Tous insistent sur l’en­jeu en matière de sou­ve­rai­ne­té et sur la menace pla­nant sur l’en­semble de la filière. « Ce qu’on demande à l’É­tat, ce n’est pas une natio­na­li­sa­tion de pro­duits lamb­da », sou­ligne Gré­go­ry Tabares, délé­gué syn­di­cal CFE-CGC d’Ar­ke­ma Jar­rie. Il cite ain­si « les éponges de zir­co­nium pour les col­lègues de Fra­ma­tome qui four­nissent les cen­trales nucléaires euro­péennes », les mis­siles M51 pour l’ar­me­ment ou le car­bu­rant des fusées d’A­riane. Autant d’élé­ments qui dépendent de cette « filière de sel déter­mi­nante pour l’a­ve­nir de l’in­dus­trie chi­mique du pays ».

« Il manque dix signatures d’élus LR ou macronistes »

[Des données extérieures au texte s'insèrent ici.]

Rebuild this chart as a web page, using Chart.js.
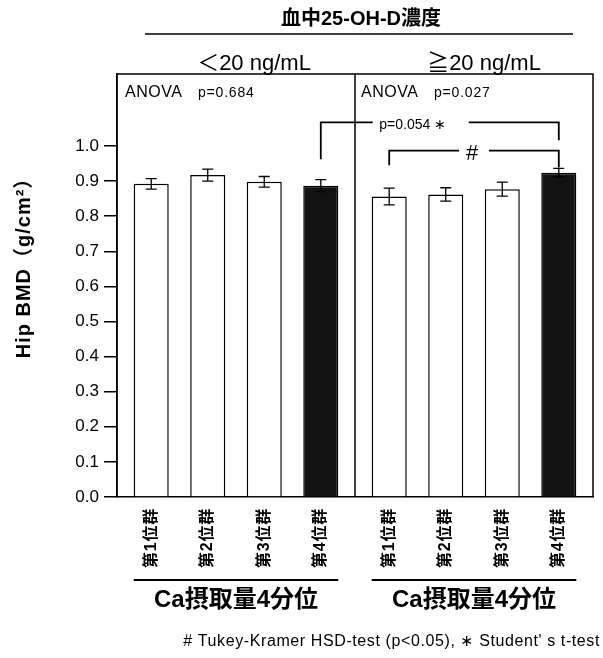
<!DOCTYPE html>
<html lang="ja">
<head>
<meta charset="utf-8">
<title>Hip BMD</title>
<script src="https://cdn.jsdelivr.net/npm/chart.js@4.4.1/dist/chart.umd.min.js"></script>
<style>
  html, body { margin: 0; padding: 0; background: #fff; }
  #wrap { width: 603px; height: 658px; position: relative; }
</style>
</head>
<body>
<div id="wrap"><canvas id="bmdChart"></canvas></div>
<script>
// Hip BMD by Ca intake quartile, split by serum 25-OH-D level

const groups = ['＜20 ng/mL', '≧20 ng/mL'];
const quartiles = ['第1位群', '第2位群', '第3位群', '第4位群'];
const groupLabel = 'Ca摂取量4分位';

// mean Hip BMD (g/cm2) per quartile, one value per 25-OH-D group
const q1 = [0.892, 0.856];
const q2 = [0.917, 0.862];
const q3 = [0.898, 0.877];
const q4 = [0.887, 0.924];

// standard errors
const se1 = [0.015, 0.024];
const se2 = [0.017, 0.019];
const se3 = [0.015, 0.020];
const se4 = [0.017, 0.012];

const anovaP = ['p=0.684', 'p=0.027'];

// significance brackets: [dataset, index] of both ends, heights in BMD units
const brackets = [
  { from: [3, 0], to: [3, 1], level: 1.067, legs: [0.962, 1.016], text: 'p=0.054 ∗', at: 0.42, gap: 48, dx: -8, size: 14 },
  { from: [0, 1], to: [3, 1], level: 0.987, legs: [0.945, 0.939], text: '#', at: 0.5, gap: 15, dx: -2, size: 22 }
];

const FONT = "'Liberation Sans', 'Noto Sans CJK JP', sans-serif";

let errors = [se1, se2, se3, se4];

function drawText(ctx, text, x, y, font, align, spacing) {
  ctx.font = font;
  ctx.textAlign = align || 'left';
  ctx.letterSpacing = (spacing || 0) + 'px';
  ctx.fillText(text, x, y);
  ctx.letterSpacing = '0px';
}

const extras = {
  id: 'extras',

  beforeDatasetsDraw(chart) {
    const { ctx, chartArea: a, scales: { x } } = chart;
    let mid = (x.getPixelForValue(0) + x.getPixelForValue(1)) / 2;
    ctx.save();
    ctx.strokeStyle = '#000';
    ctx.lineWidth = 1.5;
    ctx.beginPath();
    ctx.moveTo(a.left, a.bottom);
    ctx.lineTo(a.left, a.top);
    ctx.lineTo(a.right, a.top);
    ctx.lineTo(a.right, a.bottom);
    ctx.moveTo(mid, a.top);
    ctx.lineTo(mid, a.bottom);
    ctx.stroke();
    ctx.restore();
  },

  afterDatasetsDraw(chart) {
    const { ctx, scales: { y } } = chart;
    ctx.save();
    ctx.strokeStyle = '#000';

    // error bars
    ctx.lineWidth = 1.3;
    chart.data.datasets.forEach((ds, i) => {
      chart.getDatasetMeta(i).data.forEach((bar, j) => {
        let top = y.getPixelForValue(ds.data[j] + errors[i][j]);
        let bottom = y.getPixelForValue(ds.data[j] - errors[i][j]);
        ctx.beginPath();
        ctx.moveTo(bar.x, top);
        ctx.lineTo(bar.x, bottom);
        ctx.moveTo(bar.x - 5.5, top);
        ctx.lineTo(bar.x + 5.5, top);
        ctx.moveTo(bar.x - 5.5, bottom);
        ctx.lineTo(bar.x + 5.5, bottom);
        ctx.stroke();
      });
    });

    // brackets
    ctx.lineWidth = 1.8;
    ctx.fillStyle = '#000';
    ctx.textBaseline = 'middle';
    brackets.forEach(b => {
      let x1 = chart.getDatasetMeta(b.from[0]).data[b.from[1]].x;
      let x2 = chart.getDatasetMeta(b.to[0]).data[b.to[1]].x;
      let yl = y.getPixelForValue(b.level);
      let cx = x1 + (x2 - x1) * b.at;
      ctx.beginPath();
      ctx.moveTo(x1, y.getPixelForValue(b.legs[0]));
      ctx.lineTo(x1, yl);
      ctx.lineTo(cx - b.gap, yl);
      ctx.moveTo(cx + b.gap, yl);
      ctx.lineTo(x2, yl);
      ctx.lineTo(x2, y.getPixelForValue(b.legs[1]));
      ctx.stroke();
      drawText(ctx, b.text, cx + b.dx, yl + 3, b.size + 'px ' + FONT, 'center');
    });
    ctx.restore();
  },

  afterDraw(chart) {
    const { ctx, chartArea: a, scales: { x } } = chart;
    let mid = (x.getPixelForValue(0) + x.getPixelForValue(1)) / 2;
    ctx.save();
    ctx.fillStyle = '#000';
    ctx.strokeStyle = '#000';

    // headings above the plot
    ctx.textBaseline = 'middle';
    drawText(ctx, '血中25-OH-D濃度', 361, 19, 'bold 20px ' + FONT, 'center');
    ctx.lineWidth = 1.5;
    ctx.beginPath();
    ctx.moveTo(145, 34);
    ctx.lineTo(573, 34);
    ctx.stroke();
    drawText(ctx, groups[0], 254, 64, '22px ' + FONT, 'center');
    drawText(ctx, groups[1], 484, 64, '22px ' + FONT, 'center');

    // ANOVA results in each panel
    ctx.textBaseline = 'alphabetic';
    [a.left + 8, mid + 6].forEach((px, g) => {
      drawText(ctx, 'ANOVA', px, a.top + 23, '16px ' + FONT, 'left', 0.5);
      drawText(ctx, anovaP[g], px + 73, a.top + 23, '14px ' + FONT, 'left', 0.8);
    });

    // y axis title
    ctx.save();
    ctx.translate(24, 263);
    ctx.rotate(-Math.PI / 2);
    ctx.textBaseline = 'middle';
    drawText(ctx, 'Hip BMD（g/cm²）', 0, 0, 'bold 20px ' + FONT, 'center', 1);
    ctx.restore();

    // quartile names under each bar, read bottom to top
    ctx.textBaseline = 'middle';
    chart.data.datasets.forEach((ds, i) => {
      chart.getDatasetMeta(i).data.forEach(bar => {
        ctx.save();
        ctx.translate(bar.x, a.bottom + 11);
        ctx.rotate(-Math.PI / 2);
        drawText(ctx, quartiles[i], 0, 0, 'bold 16px ' + FONT, 'right', 0.8);
        ctx.restore();
      });
    });

    // line over each group label
    ctx.lineWidth = 1.8;
    groups.forEach((g, j) => {
      let first = chart.getDatasetMeta(0).data[j];
      let last = chart.getDatasetMeta(3).data[j];
      ctx.beginPath();
      ctx.moveTo(first.x - first.width / 2, a.bottom + 83);
      ctx.lineTo(last.x + last.width / 2, a.bottom + 83);
      ctx.stroke();
    });

    // footnote
    drawText(ctx, '# Tukey-Kramer HSD-test (p<0.05), ∗ Student\' s t-test', 600, 642, '16px ' + FONT, 'right', 0.6);
    ctx.restore();
  }
};

function barSet(label, values, fill) {
  return {
    label: label,
    data: values,
    backgroundColor: fill,
    borderColor: '#000',
    borderWidth: 1.5,
    categoryPercentage: 0.95,
    barPercentage: 0.62
  };
}

const ctx = document.getElementById('bmdChart');

const myChart = new Chart(ctx, {
  type: 'bar',
  data: {
    labels: groups,
    datasets: [
      barSet(quartiles[0], q1, '#fff'),
      barSet(quartiles[1], q2, '#fff'),
      barSet(quartiles[2], q3, '#fff'),
      barSet(quartiles[3], q4, '#121212')
    ]
  },
  options: {
    responsive: true,
    maintainAspectRatio: false,
    animation: false,
    layout: { padding: { top: 74, right: 10, left: 0, bottom: 0 } },
    plugins: {
      legend: { display: false },
      tooltip: { enabled: false }
    },
    scales: {
      x: {
        grid: { display: false, drawTicks: false },
        border: { display: true, color: '#000', width: 1.5 },
        ticks: {
          callback: () => groupLabel,
          color: '#000',
          padding: 89,
          font: { family: FONT, size: 24, weight: 'bold' }
        },
        // the big label padding would otherwise eat into the plot width
        afterFit: scale => {
          scale.height = 161;
          scale.paddingLeft = 0;
          scale.paddingRight = 0;
        }
      },
      y: {
        min: 0,
        max: 1.205,
        grid: {
          drawOnChartArea: false,
          tickLength: 13,
          lineWidth: 1.5,
          color: c => (c.tick && c.tick.value > 1.001 ? 'rgba(0,0,0,0)' : '#000')
        },
        border: { display: true, color: '#000', width: 1.5 },
        ticks: {
          stepSize: 0.1,
          padding: 5,
          color: '#000',
          font: { family: FONT, size: 17 },
          callback: v => (v > 1.001 ? '' : v.toFixed(1))
        },
        afterFit: scale => { scale.width = 117; }
      }
    }
  },
  plugins: [extras]
});
</script>
</body>
</html>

Avec ce refus de Fran­çois Bay­rou, reste-t-il un espoir pour la chi­mie du sud gre­no­blois et ses sala­riés ? Chris­tophe Fer­ra­ri, lui, attend que « le Pre­mier ministre vienne ici sur place. Com­ment est-il pos­sible qu’après cinq mois, nous n’ayons eu aucune visite d’un ministre sur notre ter­ri­toire ? », s’in­ter­roge le maire de Pont-de-Claix et pré­sident de la Métro­pole. Avant d’ap­pe­ler à « un vrai débat sur la stra­té­gie indus­trielle au Par­le­ment ».

Le maire de Pont-de-Claix Chris­tophe Fer­ra­ri plaide pour un débat au Par­le­ment.

C’est jus­te­ment sur le ter­rain par­le­men­taire que Cyrielle Cha­te­lain place désor­mais ses espoirs. La pré­si­dente du groupe éco­lo­giste à l’As­sem­blée natio­nale a en effet dépo­sé le 10 février une pro­po­si­tion de loi visant la natio­na­li­sa­tion tem­po­raire de Ven­co­rex, signée à ce jour par une cen­taine de dépu­tés. Un nombre en théo­rie suf­fi­sant, à un détail près… Car tous ces par­le­men­taires sont de gauche (essen­tiel­le­ment NFP). Or, pour qu’une pro­po­si­tion de loi soit exa­mi­née à l’As­sem­blée, elle néces­site une « diver­si­té poli­tique » qui fait aujourd’­hui défaut à ce texte. Autre­ment dit, des signa­taires de droite.

Sur le piquet de grève d’Ar­ke­ma, le 21 février.

Cyrielle Cha­te­lain l’ad­met d’ailleurs, « il manque dix signa­tures d’é­lus Les Répu­bli­cains ou macro­nistes ». La dépu­tée de la deuxième cir­cons­crip­tion de l’I­sère leur lance donc un appel : « J’ai envie de par­ler à mes col­lègues LR et macro­nistes, qui ont aus­si des indus­tries dans leur région. Signez la pro­po­si­tion de loi sur la natio­na­li­sa­tion tem­po­raire de Ven­co­rex. Que vous signiez ou pas, on sau­ra alors de quel côté vous vous situez. »

Pro­blème : le temps presse et un compte à rebours est enclen­ché afin de pou­voir ins­crire une telle pro­po­si­tion de loi à l’ordre du jour de l’Hé­mi­cycle. C’est en effet le 6 mars qu’ex­pire la période d’ob­ser­va­tion. Le tri­bu­nal de com­merce de Lyon se pro­non­ce­ra alors sur l’é­ven­tuelle liqui­da­tion judi­ciaire de Ven­co­rex.